Executive Summary
AI washing—the overstating or misrepresentation of artificial‑intelligence capabilities—has become a material board‑level governance, fiduciary, and enterprise‑value risk. Regulatory agencies (SEC, DOJ, FTC) and a surge in private securities litigation are targeting false AI claims, exposing directors to personal liability. Boards can mitigate this risk by treating AI as a core intangible asset (“AI as IP™”) and adopting quantified AI governance frameworks.
The AI Washing Threat
Definition and Forms
AI washing includes:
- Claiming the use of AI that does not exist or does not function as described.
- Misrepresenting the scope, sophistication, or business impact of AI systems.
- Marketing conventional software as “AI‑powered” without technical basis.
Regulatory Landscape
Key enforcement actions (2024‑2025) illustrate the intensity of scrutiny:
- SEC actions against Delphia and Global Predictions (false AI use in investment advice).
- SEC’s first operating‑company case: Presto Automation’s misrepresentation of proprietary AI.
- Criminal prosecutions of Joonko Diversity and Nate Inc. for fraudulently claiming AI automation.
- FTC’s “Operation AI Comply” targeting deceptive AI marketing claims.
Regulators worldwide are tightening rules: the EU AI Act imposes fines up to €35 million or 7 % of global revenue; U.S. agencies are expanding enforcement priorities, and 1,208 AI‑related bills were introduced across all 50 states in 2025.
Why Traditional Compliance Fails
Conventional compliance structures lack the technical expertise to verify AI claims, creating an information asymmetry between management and directors. Only 25 % of organizations have fully implemented AI governance programs, and merely 27 % of boards have incorporated AI oversight into committee charters.
Quantitative AI Governance Metrics: A Board‑Level Solution
Core Concept
Standardized, auditable metrics—such as the AIQ Score™—provide boards with objective assurance comparable to SOX internal controls.
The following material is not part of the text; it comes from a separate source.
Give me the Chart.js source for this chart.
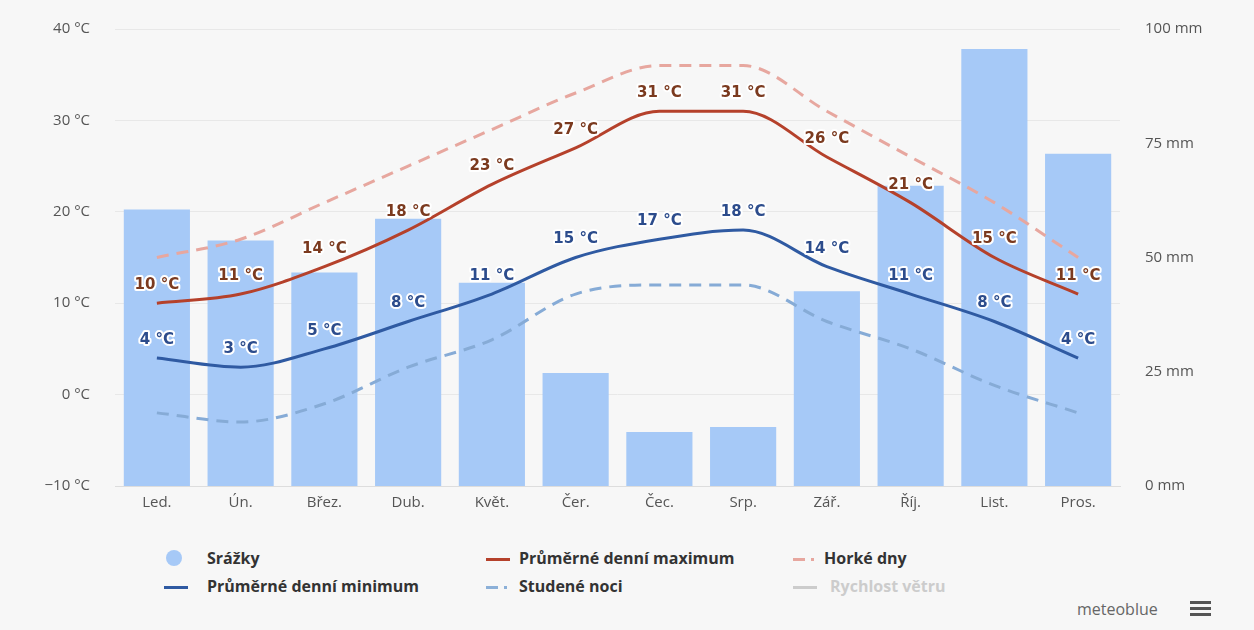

Metrics must be:
- Quantitative and normalized across firms.
- Independently verifiable through third‑party audit.
- Comprehensive across five dimensions:
- Governance & Accountability
- Strategic Alignment
- Technical Robustness
- Responsible AI & Compliance
- Adaptability & Education
Scoring Scale
The AIQ Score™ uses a 0‑200 scale; scores ≥ 115 qualify for AIQA Certification, signaling verified AI governance quality to investors, insurers, and regulators.
Integration with Board Committees
Boards can embed AI metrics into existing structures:
- Audit Committee: Quarterly governance score reporting, disclosure control reviews.
- Risk Committee: Monitoring technical robustness and regulatory compliance.
- Technology/Innovation Committee: Assessing strategic alignment and competitive positioning.
- Full Board: Composite score overview for overall AI strategy health.
The Role of the Chief Intellectual Property Officer (CIPO)
The CIPO uniquely bridges technical AI validation with legal disclosure requirements, making the role the natural owner of AI governance. Where a CIPO does not exist, responsibility may fall to a CTO, CIO, General Counsel, or Chief AI Officer, but a single executive must maintain a holistic view of AI assets, claims, and governance.
Practical Implementation Framework
Phase 1 – AI Asset Inventory
Document every AI system, its ownership, public claims, and supporting evidence.
Phase 2 – Baseline Assessment
Conduct a cross‑functional evaluation using the five‑dimension metric to generate an initial AIQ Score.
Phase 3 – Improvement Roadmap
Prioritize investments in governance infrastructure, bias monitoring, and documentation to lift the score.
Phase 4 – Ongoing Monitoring
Quarterly score updates, board reporting, and external auditor verification.
Phase 5 – Public Disclosure
Include certified AI governance scores in ESG reports, annual filings, and investor presentations to create competitive differentiation.
Key Board Actions to Prevent AI Washing
- Mandate CIPO‑certified quarterly statements that all AI disclosures are fact‑based.
- Integrate AI governance metrics into enterprise risk dashboards.
- Assign AI oversight to a dedicated board committee with at least one AI‑literate director.
- Tie executive compensation to achievement and maintenance of AI governance score thresholds.
- Publicly disclose verified AI scores to enhance investor trust and reduce regulatory risk.
- Prepare multi‑agency response plans covering SEC, FTC, DOJ, and state enforcement.
Conclusion
AI washing is no longer speculative; it is an active regulatory and reputational threat. By adopting quantitative AI governance metrics, appointing a CIPO‑style leader, and embedding AI oversight into board structures, directors can transform a liability into a competitive advantage—protecting fiduciary duties, enhancing market credibility, and positioning the organization as a trusted AI leader.